My colleague PJ Chan has worked with many of Kotter International’s most successful clients. Here she shares a perspective that helps the leaders she works with to challenge their ways of thinking, and reveal new possibilities to which they’d previously been unable to see.

Today there was a fresh new Hemispheres Magazine on my early morning United Airlines flight. Let me preface: I am not an employee, paid representative, or linked in any other way with the airline magazine. However, reading this magazine is my guilty pleasure. I look forward to a fresh new copy (with an empty crossword puzzle) on my first flight of each month. The headline “The Upside of Unspeakable Ideas – Courting Controversy at the Sydney Opera House” recently caught my eye.

Apparently there is an annual festival of “Dangerous Ideas.” Without repeating all three paragraphs, I’ll summarize – they do mean dangerous! One of the talks will cover, “A Killer Can Be A Good Neighbor.” The goal of the event is to discuss ideas outside the mainstream, getting people out of their comfort zones and challenged with new ways of thinking. You may respond with “Wow, how cool!” or you could react with a “That’s the craziest idea I’ve ever heard in my life!” Your reaction reveals where your thinking lies on the spectrum of open-ness to new ideas.

While I am a great proponent of safety, I believe that in both life and business we need to think, share, and discuss more dangerous ideas. Talk about a way to encourage innovation! We all know innovation is still a huge buzzword in business, yet we dance around taking the time, effort, energy, and risks in order to achieve it in our organizations.

We are afraid to bring together people from all areas of the business and give them the freedom and flexibility to share and discuss the “dangerous” ideas in a safe environment. What are we afraid will happen? Is it about loss of control? Fear of the unknown? Concern we won’t look like we have all the answers? Where does this fear of risk come from and – more importantly – how can we overcome it?

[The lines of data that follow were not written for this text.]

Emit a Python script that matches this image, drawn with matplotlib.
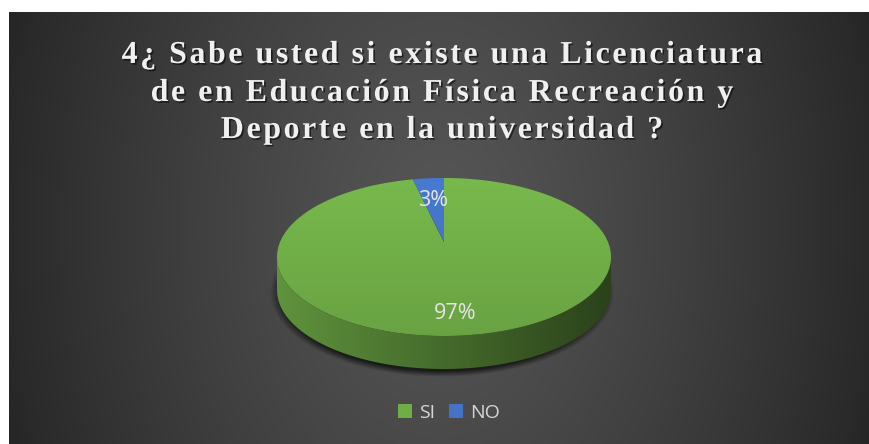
import numpy as np
import matplotlib.pyplot as plt
import matplotlib.patheffects as pe
from matplotlib.patches import Polygon, Patch
from matplotlib.colors import to_rgb
from matplotlib.font_manager import FontProperties

# data
categories = ["SI", "NO"]
percentages = [97, 3]
slice_colors = ["#70ad47", "#4472c4"]
title_lines = [
    "4¿ Sabe usted si existe una Licenciatura",
    "de en Educación Física Recreación y",
    "Deporte en la universidad ?",
]

W, H = 870, 444
fig = plt.figure(figsize=(W / 100, H / 100), dpi=100, facecolor="white")
ax = fig.add_axes([0, 0, 1, 1])
ax.axis("off")

# dark radial background (white strip on top/left like the source)
x0, y0 = 9, 13
X, Y = np.meshgrid(np.arange(x0, W) + 0.5, np.arange(y0, H) + 0.5)
r = np.hypot((X - 439.5) / 430, (Y - 228) / 620)
v = 86 - 44 * np.clip(r, 0, 1) ** 1.2 - 8 * np.clip((r - 1) / 0.1, 0, 1)
ax.imshow(np.dstack([v, v, v]) / 255, extent=(x0, W, H, y0), zorder=0,
          interpolation="bilinear", aspect="auto")

# 3-D pie geometry (pixels)
cx, cy, rx, ry = 444, 257, 167, 79
depth = 33
apex_lift = 15


def rim(theta, dy=0.0):
    t = np.radians(theta)
    return cx + rx * np.cos(t), cy - ry * np.sin(t) + dy


def clipped_image(pts, img, extent, z):
    patch = Polygon(pts, closed=True, facecolor="none", edgecolor="none")
    ax.add_patch(patch)
    im = ax.imshow(img, extent=extent, zorder=z, interpolation="bilinear", aspect="auto")
    im.set_clip_path(patch)


# soft shadow under the pie
SX, SY = np.meshgrid(np.arange(cx - rx - 20, cx + rx + 20) + 0.5,
                     np.arange(cy - ry, cy + ry + depth + 20) + 0.5)
d = np.hypot((SX - cx + 2) / (rx + 5), (SY - cy - depth - 3) / (ry + 5))
sh = np.zeros(SX.shape + (4,))
sh[..., 3] = 0.65 * np.clip((1.0 - d) / 0.07, 0, 1)
ax.imshow(sh, extent=(cx - rx - 20, cx + rx + 20, cy + ry + depth + 20, cy - ry),
          zorder=1, interpolation="bilinear", aspect="auto")

fracs = np.array(percentages, dtype=float) / sum(percentages)
bounds = 90 - 360 * np.concatenate([[0], np.cumsum(fracs)])

for i, col in enumerate(slice_colors):
    b0, b1 = bounds[i], bounds[i + 1]
    base = np.array(to_rgb(col))

    # front side (only the part facing the viewer)
    for k in range(-2, 2):
        lo, hi = max(b1, 180 + 360 * k), min(b0, 360 + 360 * k)
        if hi <= lo:
            continue
        th = np.linspace(lo, hi, 200)
        top = np.array([rim(t) for t in th])
        bot = np.array([rim(t, depth) for t in th[::-1]])
        pts = np.vstack([top, bot])
        f = np.linspace(0.85, 0.38, 300)
        img = np.clip(base[None, None, :] * f[None, :, None], 0, 1)
        clipped_image(pts, img, (cx - rx, cx + rx, cy + ry + depth, cy - ry), 2)

    # top face
    th = np.linspace(b0, b1, 400)
    pts = np.vstack([[cx, cy - apex_lift], np.array([rim(t) for t in th])])
    f = np.linspace(1.07, 0.94, 200)
    img = np.clip(base[None, None, :] * f[:, None, None], 0, 1)
    img = np.repeat(img, 2, axis=1)
    clipped_image(pts, img, (cx - rx, cx + rx, cy + ry, cy - ry), 3)

    # data label
    mid = np.radians((b0 + b1) / 2)
    ax.text(cx + 0.72 * rx * np.cos(mid), cy - 0.72 * ry * np.sin(mid),
            f"{percentages[i]}%", ha="center", va="center", fontsize=15.5,
            family="Open Sans", color="#e4e4e4", zorder=5)

# title with letter spacing
renderer = fig.canvas.get_renderer()
fp = FontProperties(family="Liberation Serif", weight="bold", size=23)
track = 2.5
shadow = [pe.withSimplePatchShadow(offset=(1.2, -1.2), shadow_rgbFace="black", alpha=0.55)]
for line, base_y in zip(title_lines, [63, 101, 138]):
    widths = [renderer.get_text_width_height_descent(ch, fp, ismath=False)[0] for ch in line]
    total = sum(widths) + track * (len(line) - 1)
    x = 442 - total / 2
    for ch, w in zip(line, widths):
        if ch != " ":
            ax.text(x, base_y, ch, fontproperties=fp, color="#f0f0f0", ha="left",
                    va="baseline", zorder=6, path_effects=shadow)
        x += w + track

ax.set_xlim(0, W)
ax.set_ylim(H, 0)

handles = [Patch(facecolor=c, edgecolor="none") for c in slice_colors]
fig.legend(handles, categories, loc="center", bbox_to_anchor=(449 / W, 1 - 413 / H),
           ncol=2, frameon=False, handlelength=0.72, handleheight=0.72,
           handletextpad=0.32, columnspacing=0.75,
           prop={"family": "Open Sans", "size": 14}, labelcolor="#d6d6d6")

fig.savefig("out.png", dpi=100, facecolor="white")
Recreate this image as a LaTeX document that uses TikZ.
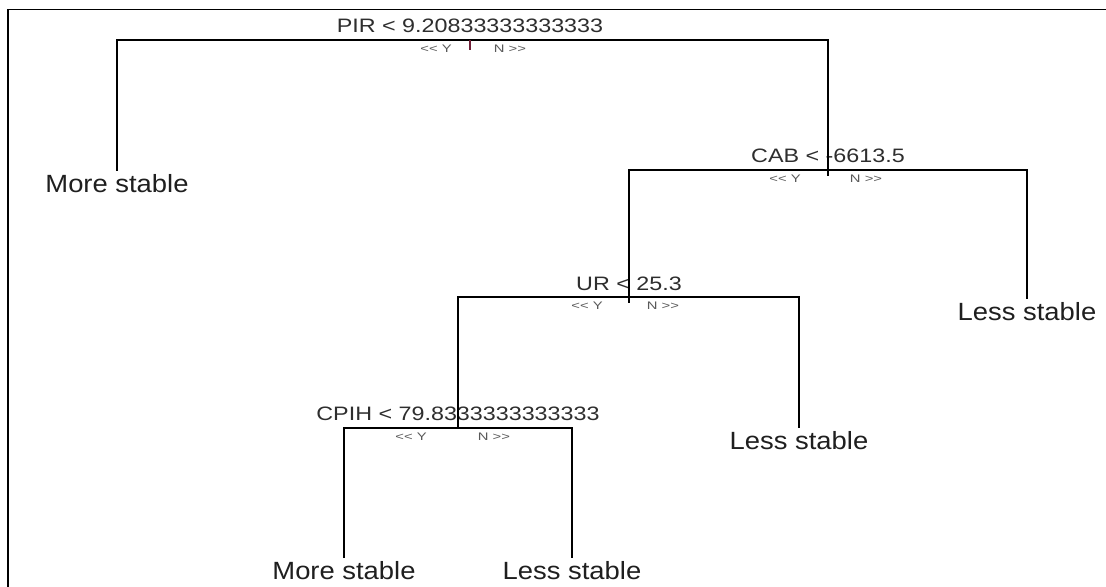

Part of our inherent fear, as we all know, is from the fight or flight syndrome used to help protect ourselves from harm. It is tied to a deeply hard-coded survival instinct. This desire for status quo and stability has its place. However, it can also be the enemy of innovation and, on some levels, even to survival.

Recently, my husband and I went to the Austin Freedom Fest where we attended the sneak preview of the new movie “The Book Thief,” based on the book by Markus Zusak. It’s an amazing book and a tremendously well-done movie about a young girl in Germany during Hitler’s reign. It embodies the two extremes of what an idea can become: ideas can cause real damage and destruction or they can spur growth and inspire humanity. In many ways this book and movie show why we are afraid to allow ourselves and others to think about “dangerous” ideas.

In all reality, it is more about the implied danger and less about the actual danger of the idea. Just ask yourself what kind of reaction the word “dangerous” elicited in you. Ideas really have no inherent danger or safety in and of themselves. The only tangible impact comes from what we do with the ideas. Perhaps removing such loaded labels is one way to court innovation and promote idea exchange.

On the contrary, what amazing, wondrous ideas could come if we were to begin an idea session with the most extreme idea – the business equivalent of “A killer can be a good neighbor.” Consider a simple idea like “What if we moved all retail sales to the Internet?” You can see how an idea like this could inspire fear, anger, and frustration in a company with hundreds of stores and thousands of salespeople. But failure to explore or even consider ideas like this has taken a big toll on many businesses – consider JCPenney, Best Buy, and OfficeMax/Office Depot.

As leaders who want to foster innovation in your organizations ask yourself one question: What will I do today to encourage the sharing of “dangerous” ideas, “unspeakable” ideas … or any ideas at all?